Jokowi hints at choice of successor for Indonesia’s next president with ‘fully white-haired’ remark

  • ‘Look at the leader’s hair too, if it’s fully white, that means they are thinking about the people,’ President Joko Widodo told a rally in Jakarta
  • Ganjar Pranowo is the only presidential hopeful with a full head of white hair among the most popular contenders for the next elections in 2024
Indonesia
Indonesian President Joko Widodo has urged his supporters to vote for a “fully white-haired” leader, his most upfront show of support yet for a presidential hopeful.

“Look at the leader’s hair too, if it’s fully white, that means they are thinking about the people,” Jokowi, as the president is popularly known, said to his almost 150,000 supporters gathered at a rally in Jakarta.

Central Java Governor Ganjar Pranowo is the only presidential hopeful with a full head of white hair among the most popular contenders for the 2024 elections. Former Jakarta Governor Anies Baswedan and Defence Minister Prabowo Subianto round up the top three.

While Baswedan and Prabowo have declared their plans to campaign, Pranowo has mostly kept mum. Presidential candidates need to have the support of parties representing at least 20 per cent of seats in parliament, and the Indonesian Democratic Party of Struggle or PDIP – the party backing Pranowo and Jokowi – has refrained from throwing its support behind anyone.

Joko Widodo pictured with Megawati Sukarnoputri at an event in 2019. The PDIP chairwoman, who is also a former Indonesian president, is widely believed to want her daughter to be her party’s candidate in 2024. Photo: EPA-EFE

PDIP Chairwoman Megawati Sukarnoputri is widely seen as expecting her daughter to be the party’s candidate despite her low popularity. PDIP has 22 per cent of seats.

In the lively rally in central Jakarta on Saturday, Jokowi also called on his supporters to pick a leader who understands the people’s plight.

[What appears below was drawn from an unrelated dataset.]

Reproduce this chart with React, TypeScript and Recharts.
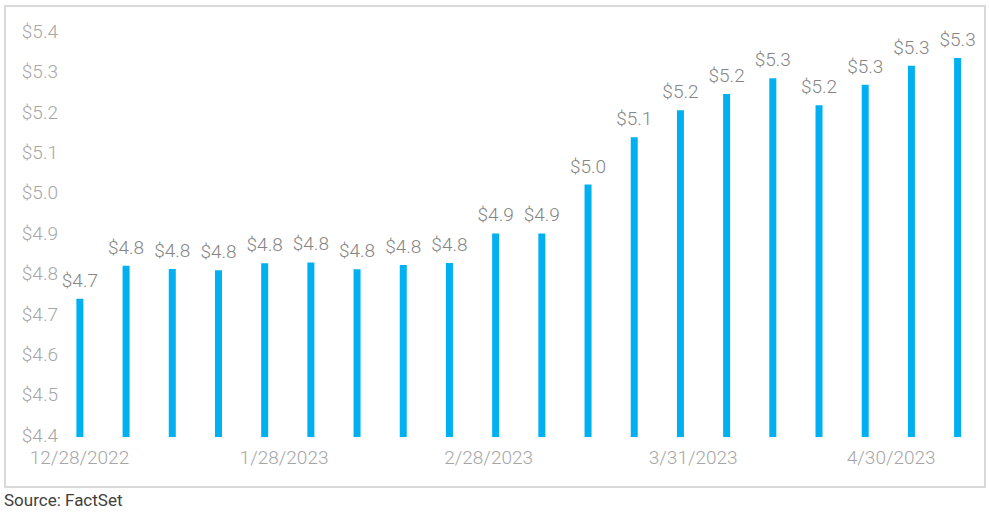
import { BarChart, Bar, XAxis, YAxis, LabelList } from 'recharts';

// weekly observations, first one on 12/28/2022
const weekDates = [
  '2022-12-28', '2023-01-04', '2023-01-11', '2023-01-18', '2023-01-25',
  '2023-02-01', '2023-02-08', '2023-02-15', '2023-02-22', '2023-03-01',
  '2023-03-08', '2023-03-15', '2023-03-22', '2023-03-29', '2023-04-05',
  '2023-04-12', '2023-04-19', '2023-04-26', '2023-05-03', '2023-05-10',
];
const values = [
  4.742, 4.824, 4.816, 4.813, 4.83, 4.832, 4.815, 4.826, 4.831, 4.904,
  4.904, 5.025, 5.142, 5.209, 5.249, 5.288, 5.221, 5.272, 5.319, 5.338,
];

const xTickDates = ['2022-12-28', '2023-01-28', '2023-02-28', '2023-03-31', '2023-04-30'];
const xTickLabels = ['12/28/2022', '1/28/2023', '2/28/2023', '3/31/2023', '4/30/2023'];
const yTicks = [4.4, 4.5, 4.6, 4.7, 4.8, 4.9, 5.0, 5.1, 5.2, 5.3, 5.4];

const DAY = 24 * 3600 * 1000;
const start = Date.parse(weekDates[0]);
const toDay = (d: string) => Math.round((Date.parse(d) - start) / DAY);

const data = weekDates.map((d, i) => ({ day: toDay(d), value: values[i] }));
const xTicks = xTickDates.map(toDay);

const font = 'Roboto, "Noto Sans", sans-serif';
const money = (v: number) => `$${v.toFixed(1)}`;

export default function App() {
  return (
    <div style={{ position: 'absolute', left: 0, top: 0, width: 989, height: 512, background: '#fff', fontFamily: font }}>
      <div
        style={{
          position: 'absolute',
          left: 4,
          top: 5,
          width: 978,
          height: 479,
          border: '2px solid #d9d9d9',
        }}
      />
      <div style={{ position: 'absolute', left: 0, top: 0 }}>
        <BarChart width={989} height={480} data={data} margin={{ top: 33, right: 12, left: 12, bottom: 13 }}>
          <XAxis
            dataKey="day"
            type="number"
            domain={[-2.65, 136]}
            ticks={xTicks}
            tickFormatter={(v: number) => xTickLabels[xTicks.indexOf(v)] ?? ''}
            axisLine={false}
            tickLine={false}
            tickSize={0}
            tickMargin={14}
            height={30}
            interval={0}
            tick={{ fill: '#a6a6a6', fontSize: 19, fontWeight: 300, fontFamily: font }}
          />
          <YAxis
            type="number"
            domain={[4.4, 5.4]}
            ticks={yTicks}
            allowDataOverflow
            tickFormatter={money}
            axisLine={false}
            tickLine={false}
            tickSize={0}
            tickMargin={4}
            width={50}
            interval={0}
            tick={{ fill: '#a6a6a6', fontSize: 19, fontWeight: 300, fontFamily: font, dy: -2 }}
          />
          <Bar dataKey="value" fill="#00b0f0" barSize={7} isAnimationActive={false}>
            <LabelList
              dataKey="value"
              position="top"
              offset={12}
              formatter={(v: any) => money(Number(v))}
              style={{ fill: '#858585', fontSize: 19, fontWeight: 300, fontFamily: font }}
            />
          </Bar>
        </BarChart>
      </div>
      <div
        style={{
          position: 'absolute',
          left: 4,
          top: 490,
          fontSize: 17,
          color: '#404040',
          fontFamily: font,
        }}
      >
        Source: FactSet
      </div>
    </div>
  );
}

“This is a big country, don’t get a leader who just sits pretty in the presidential palace. Find, I remind you, find a leader who wants and loves to go down among the people,” he said.

Almost all of the presidential hopefuls have adopted the blusukan or walking-among-people style of campaigning that propelled Jokowi to the top job.

But the continuity of his policies remains at stake as he nears the end of his second and final term, including the US$34 billion relocation of the new capital to Borneo, the market-shaking commodity downstreaming policy and his goal of turning Indonesia into a high-income economy by 2045.

“We have to ensure the continuity of what we have built. Agree? This is what we have to protect together, not just for 2024, not just for 2029, but also for a Golden Indonesia in 2045 and onwards,” he said to loud cheers from the crowd.